[start]

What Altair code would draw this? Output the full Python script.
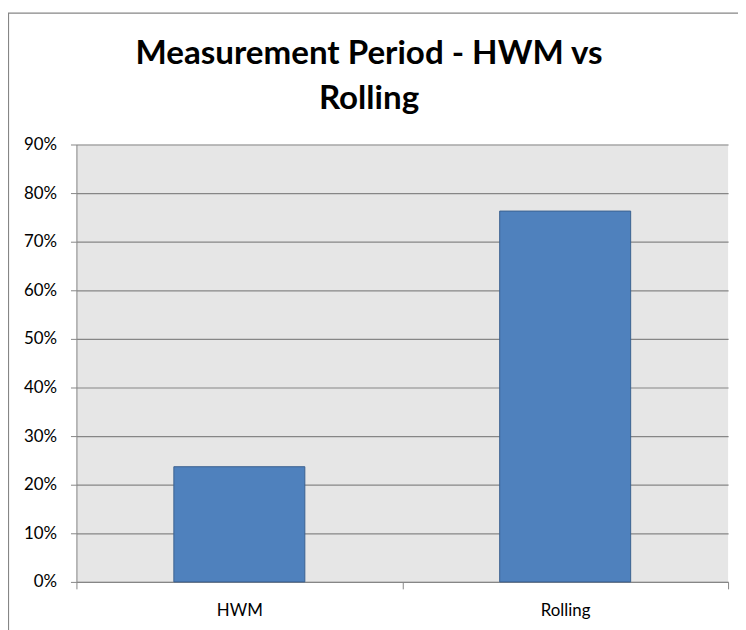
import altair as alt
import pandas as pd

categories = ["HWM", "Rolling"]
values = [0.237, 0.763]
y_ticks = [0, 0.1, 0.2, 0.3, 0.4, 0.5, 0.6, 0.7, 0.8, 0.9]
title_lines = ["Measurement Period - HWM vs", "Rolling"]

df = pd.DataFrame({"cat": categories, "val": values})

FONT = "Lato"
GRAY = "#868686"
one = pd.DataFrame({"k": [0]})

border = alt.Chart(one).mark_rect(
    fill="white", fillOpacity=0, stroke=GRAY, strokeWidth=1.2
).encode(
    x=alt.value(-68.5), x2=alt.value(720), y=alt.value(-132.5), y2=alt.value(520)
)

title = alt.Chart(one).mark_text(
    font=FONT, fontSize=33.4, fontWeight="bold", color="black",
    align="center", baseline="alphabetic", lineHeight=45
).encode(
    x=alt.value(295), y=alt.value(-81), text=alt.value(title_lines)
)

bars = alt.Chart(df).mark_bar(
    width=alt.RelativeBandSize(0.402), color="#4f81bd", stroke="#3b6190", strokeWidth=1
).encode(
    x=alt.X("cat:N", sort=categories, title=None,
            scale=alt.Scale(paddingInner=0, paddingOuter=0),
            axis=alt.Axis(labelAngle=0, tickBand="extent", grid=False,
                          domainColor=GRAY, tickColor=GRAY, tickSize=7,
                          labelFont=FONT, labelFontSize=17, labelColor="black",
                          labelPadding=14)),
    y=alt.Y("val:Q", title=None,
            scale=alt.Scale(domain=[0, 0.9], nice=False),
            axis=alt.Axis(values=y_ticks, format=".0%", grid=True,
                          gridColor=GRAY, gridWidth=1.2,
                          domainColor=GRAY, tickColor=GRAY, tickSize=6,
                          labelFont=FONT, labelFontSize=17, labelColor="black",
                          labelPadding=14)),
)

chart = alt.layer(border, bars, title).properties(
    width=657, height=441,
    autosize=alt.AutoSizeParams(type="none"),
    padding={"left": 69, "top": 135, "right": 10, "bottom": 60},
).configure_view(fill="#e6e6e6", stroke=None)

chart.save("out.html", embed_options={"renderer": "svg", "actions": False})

[end]

Work to be completed
Return the material exactly as given, apart from the pictures.

Correct answer
What Altair code would draw this? Output the full Python script.
import altair as alt
import pandas as pd

categories = ["HWM", "Rolling"]
values = [0.237, 0.763]
y_ticks = [0, 0.1, 0.2, 0.3, 0.4, 0.5, 0.6, 0.7, 0.8, 0.9]
title_lines = ["Measurement Period - HWM vs", "Rolling"]

df = pd.DataFrame({"cat": categories, "val": values})

FONT = "Lato"
GRAY = "#868686"
one = pd.DataFrame({"k": [0]})

border = alt.Chart(one).mark_rect(
    fill="white", fillOpacity=0, stroke=GRAY, strokeWidth=1.2
).encode(
    x=alt.value(-68.5), x2=alt.value(720), y=alt.value(-132.5), y2=alt.value(520)
)

title = alt.Chart(one).mark_text(
    font=FONT, fontSize=33.4, fontWeight="bold", color="black",
    align="center", baseline="alphabetic", lineHeight=45
).encode(
    x=alt.value(295), y=alt.value(-81), text=alt.value(title_lines)
)

bars = alt.Chart(df).mark_bar(
    width=alt.RelativeBandSize(0.402), color="#4f81bd", stroke="#3b6190", strokeWidth=1
).encode(
    x=alt.X("cat:N", sort=categories, title=None,
            scale=alt.Scale(paddingInner=0, paddingOuter=0),
            axis=alt.Axis(labelAngle=0, tickBand="extent", grid=False,
                          domainColor=GRAY, tickColor=GRAY, tickSize=7,
                          labelFont=FONT, labelFontSize=17, labelColor="black",
                          labelPadding=14)),
    y=alt.Y("val:Q", title=None,
            scale=alt.Scale(domain=[0, 0.9], nice=False),
            axis=alt.Axis(values=y_ticks, format=".0%", grid=True,
                          gridColor=GRAY, gridWidth=1.2,
                          domainColor=GRAY, tickColor=GRAY, tickSize=6,
                          labelFont=FONT, labelFontSize=17, labelColor="black",
                          labelPadding=14)),
)

chart = alt.layer(border, bars, title).properties(
    width=657, height=441,
    autosize=alt.AutoSizeParams(type="none"),
    padding={"left": 69, "top": 135, "right": 10, "bottom": 60},
).configure_view(fill="#e6e6e6", stroke=None)

chart.save("out.html", embed_options={"renderer": "svg", "actions": False})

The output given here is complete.